Proposition on scenarios

Question

There are 3 statements with the following meanings:

A: Annie came first in sports
B: Jane came first in sports
C: Erick came first in sports

Use A,B,C to write proposition that is True if and only if the first winner is one and only one of Annie, Jane and Erick. The proposition must be in conjunctive normal form.

The proposition i came up with is:

(B∨C) ∧ (A∨C) ∧ (A∨B)

I'm having some issue regarding the statement mentioning "one and only" which i don't quite fully understand. Does the proposition i came out with satisfy the condition?

Answer 1

$A\land - B\land - C $ is true iff Annie wins and Jane and Erick lose. This should help. ..

Answer 2

Your sentence is saying that at least one of Jane and Erick, and that at least one of Annie and Erick, and at least one of Annie and Jane came in first. This means that at least two of them would have to come in first, and possibly all three.

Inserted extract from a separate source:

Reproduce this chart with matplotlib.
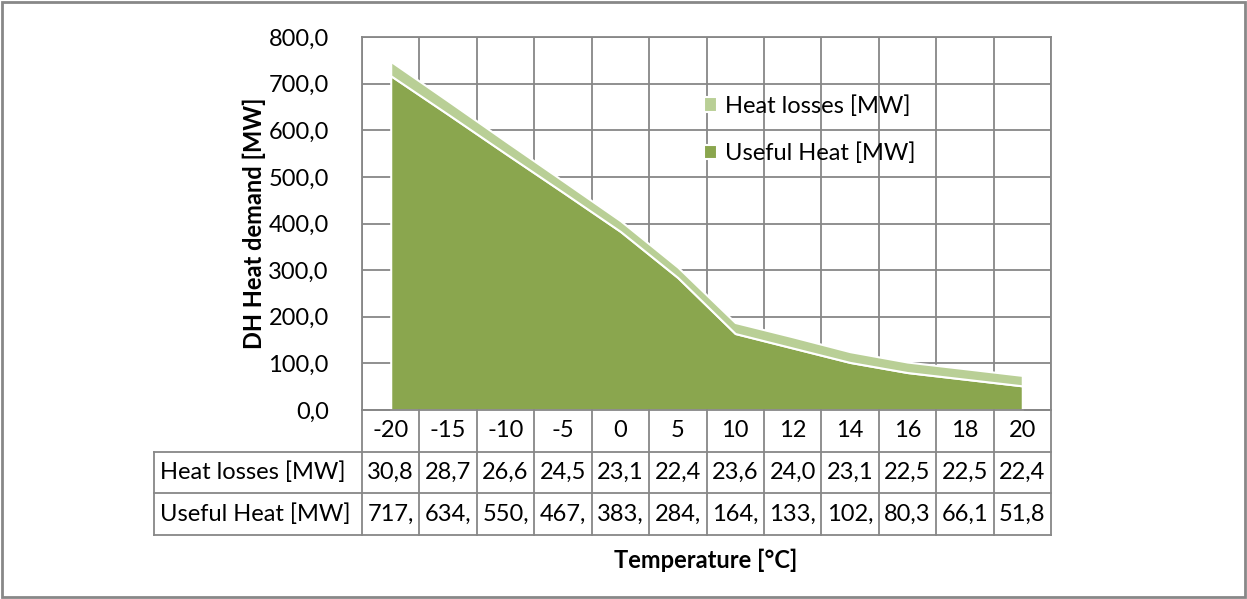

OK, so that is not what you want.

Instead, you can list all the possible scenarios where exactly one of them came in first, and then say that at least one of those scenarios holds.

So, we could say:

Scenario 1: Annie came in first, and Jane and Erick did not. This translates to $A \land \neg B \land \neg C$

Scenario 2: Jane came in first and Annie and Erick did not.

Scenario 3: ...

And now do:

Scenario1 $\lor$ Scenario2 $\lor$ Scenario3

Finally, note that these scenarios are mutually exclusive (e.g in Scenario 1 we have $A$ but in Scenario 2 we have $\neg A$ and so exactly one of these scnearios will hold, as desired.